Но некоторые письма радовали Гумбольдта, особенно те, что присылал ему его старый товарищ по путешествиям Эме Бонплан, так и не вернувшийся в Европу после отъезда в Южную Америку в 1816 г.
{1736}. Просидев около десяти лет в парагвайской тюрьме, он внезапно вышел на свободу в 1831 г. и решил не покидать эту страну. На девятом десятке Бонплан возделывал клочок земли в Аргентине, неподалеку от границы с Парагваем. Он жил просто, по-деревенски, выращивая фруктовые деревья и иногда совершая вылазки для сбора растений.

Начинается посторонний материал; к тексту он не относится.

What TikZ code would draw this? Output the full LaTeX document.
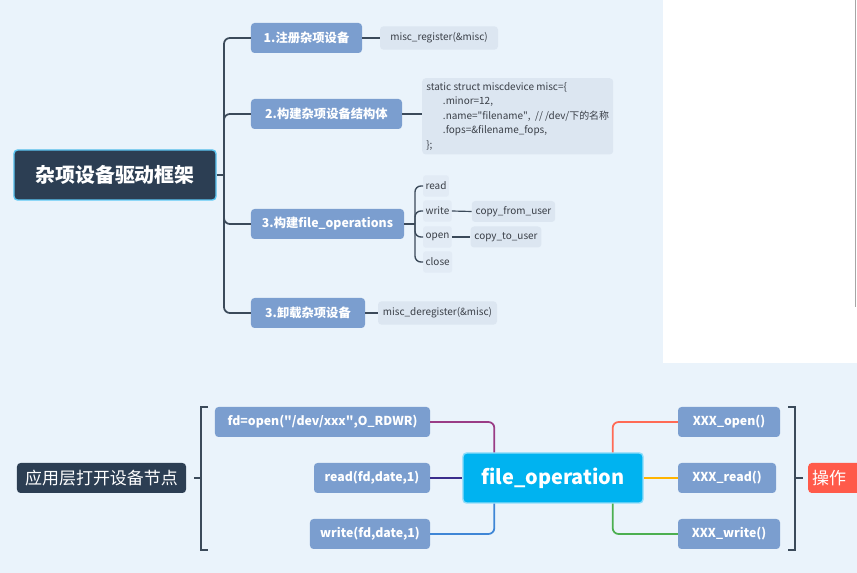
\documentclass[tikz,border=0pt]{standalone}
\usepackage{fontspec}
\setmainfont{Noto Sans CJK SC}
\usepackage{xcolor}
\usetikzlibrary{positioning}

\definecolor{bgblue}{HTML}{EAF3FB}
\definecolor{topicdark}{HTML}{2C3E53}
\definecolor{topicedge}{HTML}{5CC8F5}
\definecolor{branchblue}{HTML}{7B9ECF}
\definecolor{leafgrey}{HTML}{DCE6F1}
\definecolor{textdark}{HTML}{3A3F47}
\definecolor{linedark}{HTML}{3B4A5A}
\definecolor{opcyan}{HTML}{00B3F0}
\definecolor{opedge}{HTML}{8FDDFA}
\definecolor{hotred}{HTML}{FF5A4A}
\definecolor{lnpurple}{HTML}{9A3C86}
\definecolor{lnnavy}{HTML}{3A2D8C}
\definecolor{lnblue}{HTML}{3F86D6}
\definecolor{lnorange}{HTML}{FF6A55}
\definecolor{lnyellow}{HTML}{FFB400}
\definecolor{lngreen}{HTML}{4CAF50}

\begin{document}
\begin{tikzpicture}[x=0.03cm,y=-0.03cm,
topic/.style={
rectangle,rounded corners=3pt,
fill=topicdark,draw=topicedge,line width=1.2pt,
text=white,font=\fontsize{17}{20}\selectfont\bfseries,
minimum height=1.5cm
},
branch/.style={
rectangle,rounded corners=3pt,fill=branchblue,
text=white,font=\fontsize{10.5}{12}\selectfont\bfseries,
minimum height=0.9cm
},
leaf/.style={
rectangle,rounded corners=3pt,fill=leafgrey,
text=textdark,font=\fontsize{8.5}{10}\selectfont,
minimum height=0.7cm
},
item/.style={
rectangle,rounded corners=2pt,fill=leafgrey!60!bgblue,
text=textdark,font=\fontsize{8.5}{10}\selectfont,
inner xsep=2pt,minimum height=0.64cm,anchor=west
},
link/.style={draw=linedark,line width=1.5pt,rounded corners=5pt},
flow/.style={line width=1.5pt,rounded corners=5pt}
]

% CANVAS
\useasboundingbox (0,0) rectangle (857,573);
\clip (0,0) rectangle (857,573);
\fill[bgblue] (0,0) rectangle (857,573);
\fill[white] (663,0) rectangle (857,363);
\draw[black!35,line width=0.8pt] (855,0) -- (855,307);

% MISC DEVICE MAP
\node[topic,minimum width=6.06cm] (misc) at (115,175) {杂项设备驱动框架};
\coordinate (trunk) at (224,175);

\node[branch,minimum width=3.33cm] (reg) at (306.5,38) {1.注册杂项设备};
\node[branch,minimum width=4.53cm] (build) at (326.5,114) {2.构建杂项设备结构体};
\node[branch,minimum width=4.59cm] (fops) at (327.5,224) {3.构建file\_operations};
\node[branch,minimum width=3.42cm] (dereg) at (308,313) {3.卸载杂项设备};

\node[leaf,minimum width=3.54cm] (regfn) at (439,38) {misc\_register(\&misc)};
\node[leaf,anchor=north west,align=left,minimum width=5.73cm,minimum height=2.16cm,
font=\fontsize{8.5}{12.5}\selectfont] (code) at (422,78)
{static struct miscdevice misc=\{\\
\hspace*{0.5cm}.minor=12,\\
\hspace*{0.5cm}.name=\textquotedbl filename\textquotedbl,\ \ // /dev/下的名称\\
\hspace*{0.5cm}.fops=\&filename\_fops,\\
\};};
\node[leaf,minimum width=3.57cm] (deregfn) at (437.5,313) {misc\_deregister(\&misc)};

% FILE OPERATIONS
\coordinate (opsbar) at (415,224);
\node[item] (rd) at (423,186) {read};
\node[item] (wr) at (423,211) {write};
\node[item] (op) at (423,237) {open};
\node[item] (cl) at (423,262) {close};
\node[leaf,minimum width=2.37cm,minimum height=0.63cm] (cfu) at (513.5,211.5) {copy\_from\_user};
\node[leaf,minimum width=1.92cm,minimum height=0.63cm] (ctu) at (506,237) {copy\_to\_user};

% LINKS
\draw[link] (misc.east) -- (trunk);
\draw[link] (reg.west) -| (trunk);
\draw[link] (build.west) -| (trunk);
\draw[link] (fops.west) -| (trunk);
\draw[link] (dereg.west) -| (trunk);
\draw[link,line width=1pt] (reg.east) -- (regfn.west);
\draw[link,line width=1pt] (build.east) -- (build.east -| code.west);
\draw[link,line width=1pt] (dereg.east) -- (deregfn.west);
\draw[link,line width=1.2pt] (fops.east) -- (opsbar);
\draw[link,line width=1.2pt] (rd.west) -| (opsbar);
\draw[link,line width=1.2pt] (wr.west) -| (opsbar);
\draw[link,line width=1.2pt] (op.west) -| (opsbar);
\draw[link,line width=1.2pt] (cl.west) -| (opsbar);
\draw[link,line width=1pt] (wr.east) -- (cfu.west);
\draw[link,line width=1pt] (op.east) -- (ctu.west);

% APPLICATION LAYER
\node[branch,fill=topicdark,minimum width=5.07cm,
font=\fontsize{14.5}{17}\selectfont] (app) at (101.5,478) {应用层打开设备节点};

\node[branch,minimum width=6.45cm] (fdopen) at (322.5,422) {fd=open(\textquotedbl/dev/xxx\textquotedbl,O\_RDWR)};
\node[branch,minimum width=3.48cm] (fdread) at (372,478) {read(fd,date,1)};
\node[branch,minimum width=3.6cm] (fdwrite) at (370,534) {write(fd,date,1)};

\node[topic,fill=opcyan,draw=opedge,minimum width=5.4cm] (fileop) at (553,478) {file\_operation};

\node[branch,minimum width=3.06cm] (xopen) at (729,422) {XXX\_open()};
\node[branch,minimum width=2.94cm] (xread) at (727,478) {XXX\_read()};
\node[branch,minimum width=3.06cm] (xwrite) at (729,534) {XXX\_write()};

\node[branch,fill=hotred,anchor=west,minimum width=2.1cm,
font=\fontsize{14.5}{17}\selectfont\mdseries] (hw) at (808,478) {操作\hspace*{1cm}};

% BRACKETS
\coordinate (lbtop) at (201,407);
\coordinate (lbbot) at (201,550);
\coordinate (rbtop) at (795,407);
\coordinate (rbbot) at (795,550);
\draw[linedark,line width=1.2pt] ([xshift=0.21cm]lbtop) -- (lbtop) -- (lbbot) -- ([xshift=0.21cm]lbbot);
\draw[linedark,line width=1.2pt] (app.east -| lbtop) -- ([xshift=-0.21cm]app.east -| lbtop);
\draw[linedark,line width=1.2pt] ([xshift=-0.21cm]rbtop) -- (rbtop) -- (rbbot) -- ([xshift=-0.21cm]rbbot);
\draw[linedark,line width=1.2pt] (hw.west -| rbtop) -- ([xshift=0.24cm]hw.west -| rbtop);

% CALLS
\draw[flow,lnpurple] (fdopen.east) -| ([xshift=0.96cm]fileop.north west);
\draw[flow,lnnavy] (fdread.east) -- (fileop.west);
\draw[flow,lnblue] (fdwrite.east) -| ([xshift=0.96cm]fileop.south west);
\draw[flow,lnorange] (xopen.west) -| ([xshift=-0.93cm]fileop.north east);
\draw[flow,lnyellow] (xread.west) -- (fileop.east);
\draw[flow,lngreen] (xwrite.west) -| ([xshift=-0.93cm]fileop.south east);

\end{tikzpicture}
\end{document}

Темами переписки двух стариков были растения, общие друзья, политика. Гумбольдт отправлял Бонплану свои последние книги и сообщал ему о политической ситуации в Европе
{1737}. Жизнь при прусском дворе не повлияла на его либеральные идеалы, и он уверял Бонплана, что по-прежнему верит в свободу и равенство. Чем больше оба старели, тем нежнее становились их письма: они вспоминали долгую дружбу и совместные приключения. Не проходило недели, чтобы Гумбольдт не думал о Бонплане, о чем писал ему сам. Со временем их взаимное притяжение становилось только сильнее, особенно когда стали умирать один за другим их общие друзья. «Мы еще живы, – написал Гумбольдт после смерти всего за три месяца троих коллег-ученых, в том числе его близкого друга Араго, – но, увы, нас разделяет необъятный океан»
{1738}. Бонплан тоже мечтал с ним повидаться, писал о потребности в близком друге, с которым можно разделить свои «тайные сердечные чувства»
{1739}. В 1854 г., в возрасте 81 года, Бонплан по-прежнему подумывал о посещении Европы, так ему хотелось обнять Гумбольдта. Он умер в мае 1858 г. в Парагвае, почти полностью забытый на родине, во Франции.
Эме Бонплан
© Wellcome Collection / CC BY
Гумбольдт стал тем временем самым прославленным ученым своего столетия, и не только в Европе, но и во всем мире. Его портрет красовался и на «Великой выставке» в Хрустальном дворце в лондонском Гайд-парке, и во дворце короля Сиама в Бангкоке. Его день рождения праздновали даже в далеком Гонконге
{1740}, а один американский журналист утверждал: «Любой школьник ответит, кто такой Гумбольдт»
{1741}.
Американский военный министр Джон Б. Флойд направил Гумбольдту девять карт Северной Америки со всеми городами, округами, горами и реками, названными его именем. Его имя, писал Флойд, стало родным по всей стране
{1742}. В свое время предлагалось даже назвать Скалистые горы «Гумбольдтовыми Андами»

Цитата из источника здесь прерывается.